Local business interests, community leaders, and leaders from various faiths descended on the Capitol today to sign "The Utah Compact - A Declaration of Five Principles to guide Utah's immigration discussion".
Here is a copy of the compact (click to enlarge):
The document itself doesn't offer any solutions or suggest any specific policy. Rather, in my opinion, it tries to define the debate that will occur on the Hill this year regarding illegal immigration. With Governor Herbert asking for a comprehensive reform package this year, the collision course has been set for those who have signed this pact with legislators like myself whose constituents elected them to address this issue in a meaningful way. The debate should be lively. I look forward to the discussion.
Here is the text of the pact and my responses:
FEDERAL SOLUTIONS — Immigration is a federal policy issue between the U.S. government and other countries — not Utah and other countries. We urge Utah's congressional delegation, and others, to lead efforts to strengthen federal laws and protect our national borders. We urge state leaders to adopt reasonable policies addressing immigrants in Utah.

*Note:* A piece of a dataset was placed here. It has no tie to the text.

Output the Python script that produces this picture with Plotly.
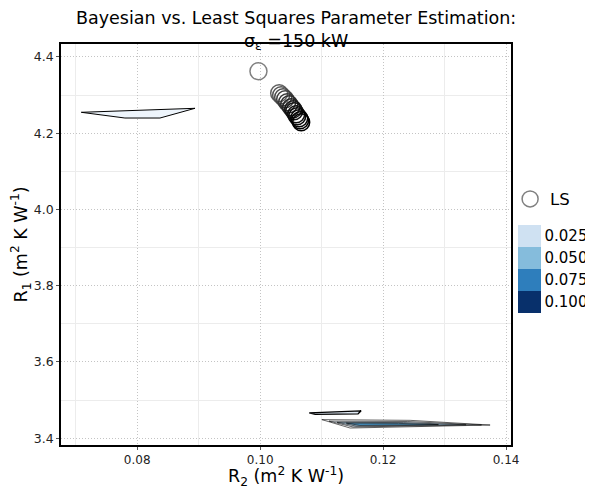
import plotly.graph_objects as go

# ---- data ----
# Least-squares estimates (R2, R1), ordered light -> dark
ls_r2 = [0.09972, 0.10309, 0.10341, 0.10374, 0.10407, 0.10439, 0.10472, 0.10504,
         0.10537, 0.10553, 0.10585, 0.10602, 0.10634, 0.10650, 0.10667]
ls_r1 = [4.3627, 4.3050, 4.2997, 4.2945, 4.2892, 4.2814, 4.2761, 4.2682,
         4.2630, 4.2577, 4.2499, 4.2446, 4.2394, 4.2341, 4.2289]
ls_shade = [0.5, 0.62, 0.66, 0.7, 0.74, 0.78, 0.82, 0.86, 0.9, 0.92, 0.94, 0.96, 0.98, 1.0, 1.0]

# Posterior density contour outlines (R2 vertices, R1 vertices)
upper_left_r2 = [0.0709, 0.0894, 0.0837, 0.0780, 0.0709]
upper_left_r1 = [4.2548, 4.2653, 4.2398, 4.2398, 4.2548]

small_r2 = [0.10797, 0.11642, 0.11593, 0.10894, 0.10797]
small_r1 = [3.4664, 3.4717, 3.4638, 3.4625, 3.4664]

main_r2 = [
    [0.11003, 0.12439, 0.13740, 0.11463, 0.11003],
    [0.11120, 0.12400, 0.13600, 0.11510, 0.11120],
    [0.11250, 0.12330, 0.13350, 0.11560, 0.11250],
    [0.11400, 0.12250, 0.12900, 0.11620, 0.11400],
]
main_r1 = [
    [3.4486, 3.4467, 3.4344, 3.4265, 3.4486],
    [3.4446, 3.4436, 3.4347, 3.4293, 3.4446],
    [3.4415, 3.4408, 3.4350, 3.4316, 3.4415],
    [3.4393, 3.4387, 3.4355, 3.4336, 3.4393],
]
main_fill = ["#ffffff", "#e8f1fa", "#a9cde4", "#4a98c9"]

levels = ["0.025", "0.050", "0.075", "0.100"]
level_colors = ["#cfe1f2", "#85bcdc", "#2e7ebc", "#08306b"]

title_text = "Bayesian vs. Least Squares Parameter Estimation:<br>σ<sub>ε</sub> =150 kW"
x_title = "R<sub>2</sub> (m<sup>2</sup> K W<sup>-1</sup>)"
y_title = "R<sub>1</sub> (m<sup>2</sup> K W<sup>-1</sup>)"
x_ticks = [0.08, 0.10, 0.12, 0.14]
x_ticklabels = ["0.08", "0.10", "0.12", "0.14"]
y_ticks = [3.4, 3.6, 3.8, 4.0, 4.2, 4.4]
y_ticklabels = ["3.4", "3.6", "3.8", "4.0", "4.2", "4.4"]

FONT = "DejaVu Sans"

fig = go.Figure()

# contours
fig.add_trace(go.Scatter(x=upper_left_r2, y=upper_left_r1, mode="lines", fill="toself",
                         fillcolor="#eef5fc", line=dict(color="black", width=1),
                         showlegend=False, hoverinfo="skip"))
fig.add_trace(go.Scatter(x=small_r2, y=small_r1, mode="lines", fill="toself",
                         fillcolor="#dfe9f4", line=dict(color="black", width=1.3),
                         showlegend=False, hoverinfo="skip"))
for xs, ys, fc in zip(main_r2, main_r1, main_fill):
    fig.add_trace(go.Scatter(x=xs, y=ys, mode="lines", fill="toself", fillcolor=fc,
                             line=dict(color="black", width=0.6),
                             showlegend=False, hoverinfo="skip"))

# LS estimates
fig.add_trace(go.Scatter(
    x=ls_r2, y=ls_r1, mode="markers", name="LS",
    marker=dict(symbol="circle-open", size=17, color=ls_shade, cmin=0, cmax=1,
                colorscale=[[0, "#ffffff"], [1, "#000000"]], line=dict(width=1.5)),
    hoverinfo="skip"))

# discrete colorbar legend for density levels (0.025 on top)
n = len(levels)
cs = []
for i, c in enumerate(level_colors[::-1]):
    cs.append([i / n, c])
    cs.append([(i + 1) / n, c])
fig.add_trace(go.Scatter(
    x=[None], y=[None], mode="markers", showlegend=False, hoverinfo="skip",
    marker=dict(color=[0], cmin=0, cmax=n, colorscale=cs, showscale=True,
                colorbar=dict(x=1.016, xanchor="left", xpad=0, y=0.44, yanchor="middle",
                              len=88, lenmode="pixels", thickness=23, outlinewidth=0,
                              tickvals=[i + 0.5 for i in range(n)], ticktext=levels[::-1],
                              ticks="", ticklen=0,
                              tickfont=dict(family=FONT, size=15, color="black"),
                              ypad=0))))

grid_major = dict(showgrid=True, gridcolor="#c4c4c4", griddash="1px,2px", gridwidth=1)
minor_grid = dict(showgrid=True, gridcolor="#ececec", gridwidth=1, griddash="solid", ticks="")
fig.update_xaxes(range=[0.0676, 0.1408], tickvals=x_ticks, ticktext=x_ticklabels,
                 ticks="outside", ticklen=3, tickcolor="#555", showline=True, linecolor="black",
                 linewidth=1.5, mirror=True, zeroline=False, automargin=False,
                 tickfont=dict(family=FONT, size=12, color="#222"),
                 minor=dict(tickvals=[0.07, 0.09, 0.11, 0.13], **minor_grid),
                 **grid_major)
fig.update_yaxes(range=[3.382, 4.434], tickvals=y_ticks, ticktext=y_ticklabels,
                 ticks="outside", ticklen=3, tickcolor="#555", showline=True, linecolor="black",
                 linewidth=1.5, mirror=True, zeroline=False, automargin=False,
                 tickfont=dict(family=FONT, size=12.5, color="#222"),
                 minor=dict(tickvals=[3.5, 3.7, 3.9, 4.1, 4.3], **minor_grid),
                 **grid_major)

# titles as annotations for exact placement
fig.add_annotation(text=title_text, xref="paper", yref="paper", x=0.522, y=1,
                   xanchor="center", yanchor="middle", yshift=14, showarrow=False,
                   font=dict(family=FONT, size=17.5, color="black"))
fig.add_annotation(text=x_title, xref="paper", yref="paper", x=0.5, y=0,
                   xanchor="center", yanchor="middle", yshift=-31, showarrow=False,
                   font=dict(family=FONT, size=17.5, color="black"))
fig.add_annotation(text=y_title, xref="paper", yref="paper", x=0, y=0.5, textangle=-90,
                   xanchor="center", yanchor="middle", xshift=-40, showarrow=False,
                   font=dict(family=FONT, size=17.5, color="black"))

fig.update_layout(
    width=585, height=481,
    margin=dict(l=53, r=82, t=36, b=44, autoexpand=False),
    paper_bgcolor="white", plot_bgcolor="white",
    font=dict(family=FONT),
    legend=dict(x=0.998, xanchor="left", y=0.613, yanchor="middle",
                font=dict(family=FONT, size=16.5, color="black"),
                bgcolor="rgba(0,0,0,0)", itemwidth=30, tracegroupgap=0),
)

fig.write_html("out.html")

This is correct. As a state, we are essentially hostage to Federal inaction regarding this issue. Hence, our constituents growing frustration. This is exactly why I propose that our Federal delegation, our state Legislature, and our Governor form a pact with other states to compel our Federal government to take action. Even Texas has an "Arizona-style" bill on the table this year. We should lock arms with states like Texas and confront our Federal Government on this issue. There is safety in numbers with such a course of action.
LAW ENFORCEMENT — We respect the rule of law and support law enforcement's professional judgment and discretion. Local law enforcement resources should focus on criminal activities, not civil violations of federal code.
I agree. Law enforcement simply does not have the resources to be immigration enforcers as well. However, with a large minority of our crimes being caused by illegal immigrants, it is logical to assume that crime would go down in direct proportion to the absence of illegal immigrants in our communities. Therefore, we need to seek out solutions that remove incentives for illegal immigrants to come to Utah.
FAMILIES — Strong families are the foundation of successful communities. We oppose policies that unnecessarily separate families. We champion policies that support families and improve the health, education and well-being of all Utah children.
The first sentence is correct and separating families is not ideal. However, any policy that sends the message to would-be illegal immigrants abroad that marrying a citizen or having children in the U.S. will give you a free pass to stay here is pure folly. It will only exacerbate the problem, not make it better. Immigrants should be encouraged to come here with their families through the legal channels our Federal government offers.
I also believe that this statement blurs the lines between citizen rights and non-citizen rights. Education and other taxpayer funded services provided by the state are there for the advantage of citizens. As citizens, we have rights that other non-citizens do not. Hence, the bother of even distinguishing between the two. This statement seems to suggest that citizens and non-citizens should be treated the same as one another in regards to health, education, and well-being.
I am of the opinion that state resources for welfare, child care, or tuition assistance should not be issued to illegal immigrants. To issue such benefits will only attract more illegal immigrants seeking taxpayer funded assistance. The practice is also an insult to citizens who can utilize these scarce resources. While we welcome and encourage freedom-seeking people to come to America, to be a citizen means something of value and, therefore, we should protect the importance of citizenship through policy that advocates such.
ECONOMY — Utah is best served by a free-market philosophy that maximizes individual freedom and opportunity. We acknowledge the economic role immigrants play as workers and taxpayers. Utah's immigration policies must reaffirm our global reputation as a welcoming and business-friendly state.
We need immigrant labor. However, the quantity of immigrant labor needs to be controlled and held in proper account. That is not happening now thanks to our Federal government. Fortunately, we can be business friendly and still provide opportunity for legal immigrant labor through the E-Verify system. Provide penalties for businesses that do not use the system and much of the illegal immigrant problem will cure itself. It is my understanding that Utah law, though mandating use of the E-Verify system for businesses with over 15 employees, provides no penalty for those that choose not to use it. Why do we have such toothless laws?
A FREE SOCIETY — Immigrants are integrated into communities across Utah. We must adopt a humane approach to this reality, reflecting our unique culture, history and spirit of inclusion. The way we treat immigrants will say more about us as a free society and less about our immigrant neighbors. Utah should always be a place that welcomes people of goodwill.
The only question I have is how somebody defines the word "goodwill". It could be argued that anyone that comes to the United States looking for work could be considered "goodwilled". However, it could also be argued that anyone coming to the United States in violation of the law could be coming here in "bad faith".